Un grand-père regarde son petit-fils avec l’affection qui est celle d’un vieil homme et son petit-fils le regarde, dans le même mouvement donc, avec l’amour qui est si particulier à un enfant. Qu’y a-t-il dans le regard de l’enfant ? De l’amour, simplement ? Ou a-t-il posé une question à son grand-père ? Et qu’y a-t-il dans le regard du vieil homme ? Une sombre bienveillance avec une pointe de tristesse ? De la sagesse peut-être ? Le grand-père est-il en train de dire quelque chose à son petit-fils ?

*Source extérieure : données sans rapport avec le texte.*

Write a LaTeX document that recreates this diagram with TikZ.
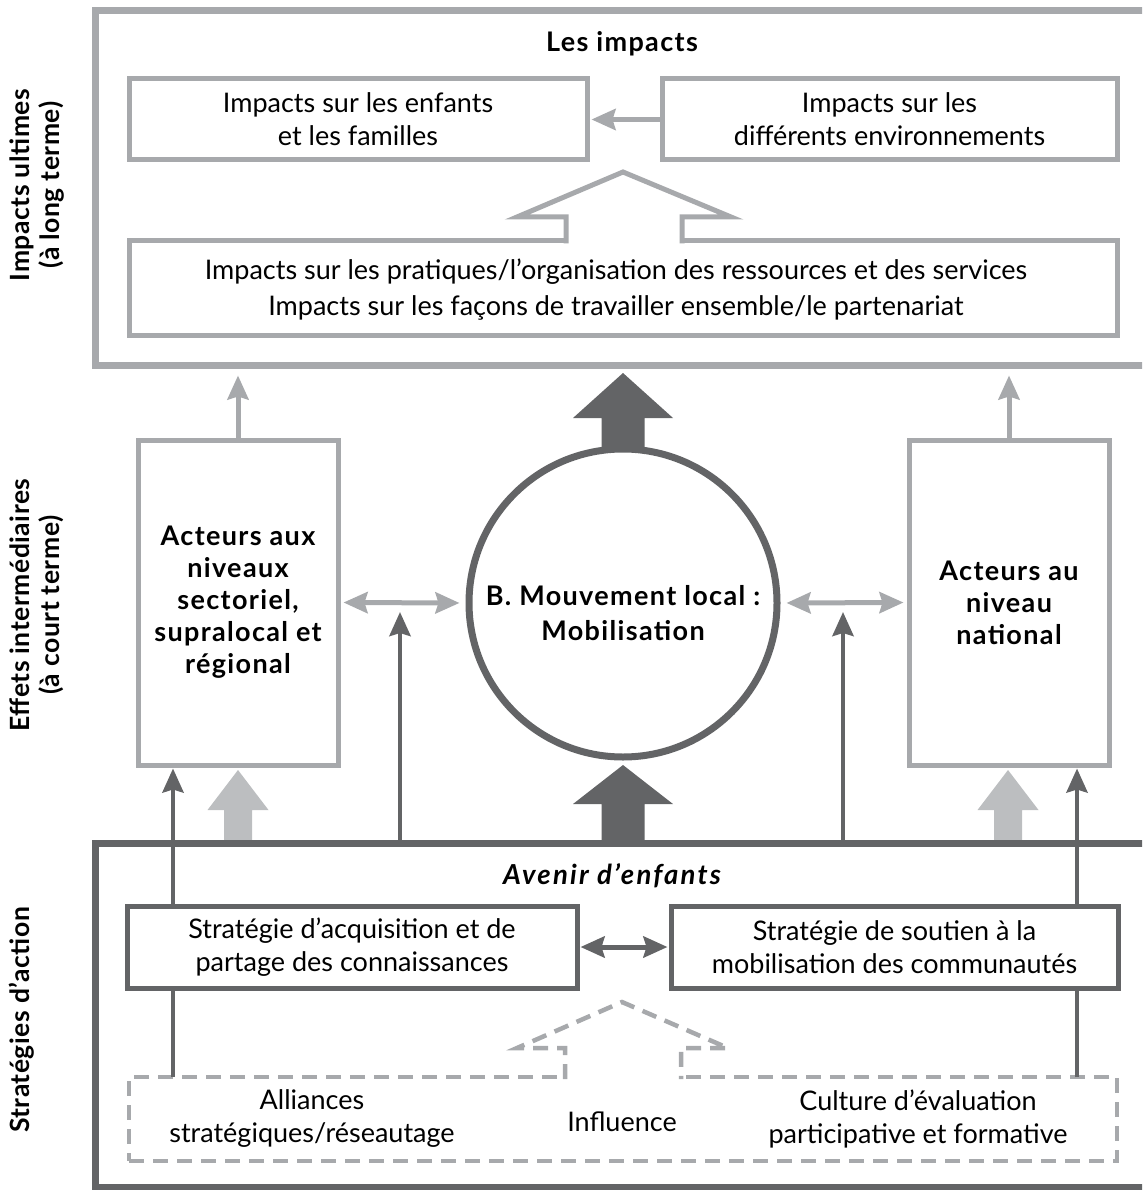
\documentclass[tikz,border=0pt]{standalone}
\usepackage{fontspec}
\setmainfont{Lato}
\newfontfamily\widebold{Lato}[LetterSpace=5]
\newfontfamily\wideital{Lato}[LetterSpace=8]
\newfontfamily\sidebold{Lato}[LetterSpace=2]
\usetikzlibrary{arrows.meta,calc}
\definecolor{lgray}{HTML}{A7A9AC}
\definecolor{dgray}{HTML}{636466}
\definecolor{fgray}{HTML}{BCBEC0}

\begin{document}
\begin{tikzpicture}[x=1pt,y=-1pt,
  txt/.style={font=\fontsize{27}{33}\selectfont, align=center, text=black},
  btxt/.style={font=\widebold\bfseries\fontsize{27}{32}\selectfont, align=center, text=black},
  lbox/.style={draw=lgray, line width=5pt, fill=white, rectangle, inner sep=0pt},
  dbox/.style={draw=dgray, line width=5pt, fill=white, rectangle, inner sep=0pt},
  frameL/.style={draw=lgray, line width=7pt, rectangle, inner sep=0pt},
  frameD/.style={draw=dgray, line width=7pt, rectangle, inner sep=0pt},
  larr/.style={draw=lgray, line width=5pt, -{Stealth[length=24pt,width=21pt,inset=3pt]}},
  darr/.style={draw=dgray, line width=4.5pt, -{Stealth[length=24pt,width=21pt,inset=3pt]}},
  ldbl/.style={draw=lgray, line width=5pt, {Stealth[length=24pt,width=21pt,inset=3pt]}-{Stealth[length=24pt,width=21pt,inset=3pt]}},
  ddbl/.style={draw=dgray, line width=5pt, {Stealth[length=24pt,width=21pt,inset=3pt]}-{Stealth[length=24pt,width=21pt,inset=3pt]}},
  dashline/.style={draw=lgray, line width=4.5pt, dash pattern=on 15pt off 9pt},
  side/.style={font=\sidebold\bfseries\fontsize{26.5}{30}\selectfont, align=center, rotate=90, text=black}
]
\useasboundingbox (0,0) rectangle (1142,1190);
\clip (0,0) rectangle (1142,1190);

% ---------- long-term impacts ----------
\node[frameL, minimum width=1055pt, minimum height=354pt] (ftop) at (622.5,188) {};
\node[btxt] (title) at (622,44) {Les impacts};
\node[lbox, txt, minimum width=458pt, minimum height=81pt] (enf) at (358,119.5)
  {Impacts sur les enfants\\et les familles};
\node[lbox, txt, minimum width=455pt, minimum height=81pt] (env) at (889.5,119.5)
  {Impacts sur les\\différents environnements};
\draw[larr, shorten >=2pt] (env.west) -- (enf.east);
\node[lbox, minimum width=988pt, minimum height=94pt] (prat) at (623,288) {};
\node[txt, font=\fontsize{27}{36}\selectfont] (pratt) at (616,290)
  {Impacts sur les pratiques/l’organisation des ressources et des services\\
   Impacts sur les façons de travailler ensemble/le partenariat};
% hollow arrow rising from the practices box
\fill[white] (566,236) rectangle (682,246);
\draw[lgray, line width=5pt, line join=miter]
  (566,243.5) -- (566,217) -- (517,217) -- (623,172) -- (731,217) -- (682,217) -- (682,243.5);

% ---------- intermediate effects ----------
\node[lbox, btxt, minimum width=200pt, minimum height=325pt] (lact) at (238,602.5)
  {Acteurs aux\\niveaux\\sectoriel,\\supralocal et\\régional};
\node[lbox, btxt, minimum width=200pt, minimum height=325pt] (ract) at (1009,602.5)
  {Acteurs au\\niveau\\national};
\draw[larr, shorten >=7pt] (lact.north) -- (lact.north |- ftop.south);
\draw[larr, shorten >=7pt] (ract.north) -- (ract.north |- ftop.south);

% big dark arrow from the circle to the impacts
\fill[dgray] (601.5,460) -- (601.5,418) -- (573,418) -- (623,373) -- (673,418) -- (644.5,418) -- (644.5,460) -- cycle;
% big dark arrow from the strategies to the circle
\fill[dgray] (601.5,845) -- (601.5,804) -- (573,804) -- (623,765) -- (673,804) -- (644.5,804) -- (644.5,845) -- cycle;
% big light arrows into the actor boxes
\fill[fgray] (224,845) -- (224,810) -- (207.5,810) -- (238,770) -- (268.5,810) -- (252,810) -- (252,845) -- cycle;
\fill[fgray] (994,845) -- (994,810) -- (977.5,810) -- (1008,770) -- (1038.5,810) -- (1022,810) -- (1022,845) -- cycle;

\node[circle, draw=dgray, line width=7pt, fill=white, minimum size=308pt, inner sep=0pt] (circ) at (623,603) {};
\node[btxt, font=\widebold\bfseries\fontsize{27}{35}\selectfont] (circt) at (623,613) {B. Mouvement local :\\Mobilisation};

\draw[ldbl, shorten <=3pt, shorten >=6pt] (lact.east) -- (circ.west);
\draw[ldbl, shorten <=6pt, shorten >=3pt] (circ.east) -- (ract.west);

% ---------- strategies ----------
\node[frameD, minimum width=1055pt, minimum height=344pt] (fbot) at (622.5,1015) {};
\node[font=\wideital\bfseries\itshape\fontsize{27.5}{30}\selectfont] (aven) at (612,876) {Avenir d’enfants};

\node[dashline, rectangle, minimum width=988pt, minimum height=84pt, inner sep=0pt] (dsh) at (623,1119) {};
\coordinate (aTop) at (173,1077);
\coordinate (cTop) at (1077,1077);
\draw[darr, shorten >=1pt] (aTop) -- (aTop |- lact.south);
\draw[darr, shorten >=1pt] (cTop) -- (cTop |- ract.south);
\coordinate (m1) at (400,612);
\coordinate (m2) at (843,612);
\draw[darr] (m1 |- fbot.north) -- (m1);
\draw[darr] (m2 |- fbot.north) -- (m2);

\node[dbox, txt, minimum width=450pt, minimum height=82pt] (sacq) at (352,947)
  {Stratégie d’acquisition et de\\partage des connaissances};
\node[dbox, txt, minimum width=447pt, minimum height=82pt] (ssout) at (894.5,947)
  {Stratégie de soutien à la\\mobilisation des communautés};
\draw[ddbl, shorten <=1pt, shorten >=1pt] (sacq.east) -- (ssout.west);

% dashed hollow arrow rising from the influence box
\fill[white] (565,1072) rectangle (681,1082);
\draw[dashline, line join=miter]
  (565,1079) -- (565,1048) -- (517,1048) -- (622,1002) -- (728,1048) -- (681,1048) -- (681,1079);

\node[txt] (alli) at (312,1119) {Alliances\\stratégiques/réseautage};
\node[txt] (infl) at (622,1122) {Influence};
\node[txt] (cult) at (918,1119) {Culture d’évaluation\\participative et formative};

% ---------- side labels ----------
\node[side] (s1) at (37,185) {Impacts ultimes\\(à long terme)};
\node[side] (s2) at (37,605) {Effets intermédiaires\\(à court terme)};
\node[side] (s3) at (22,1020) {Stratégies d’action};
\end{tikzpicture}
\end{document}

On ne sait. La scène, par essence, est muette. Les commentateurs font remarquer qu’un contraste se marque, dans ce tableau, entre le laid et le beau. Le visage du vieil homme est en effet rendu laid, d’une façon très réaliste, par la maladie dont son nez est affecté – un rhinophyma. La beauté se rencontre ainsi surtout du côté du petit garçon aux boucles blondes. Le vieil homme serait un patricien reconnaissable au cappuccio plié sur son épaule droite. Le cappuccio, on le devine, désigne une capuche. Ce grand-père appartiendrait donc à la noblesse de Florence. Mais c’est un signe distinctif qui se détache à peine du manteau, puisqu’il est de la même couleur que lui. Si le rouge est en effet la couleur dominante dans le tableau, c’est un rouge qui donne de la chaleur à l’intimité de la scène.
L’intimité, dis-je ? Oui, l’on s’éloigne doucement du tableau à pas lents pour laisser le grand-père parler à son petit-fils. Il a tant de choses à lui raconter.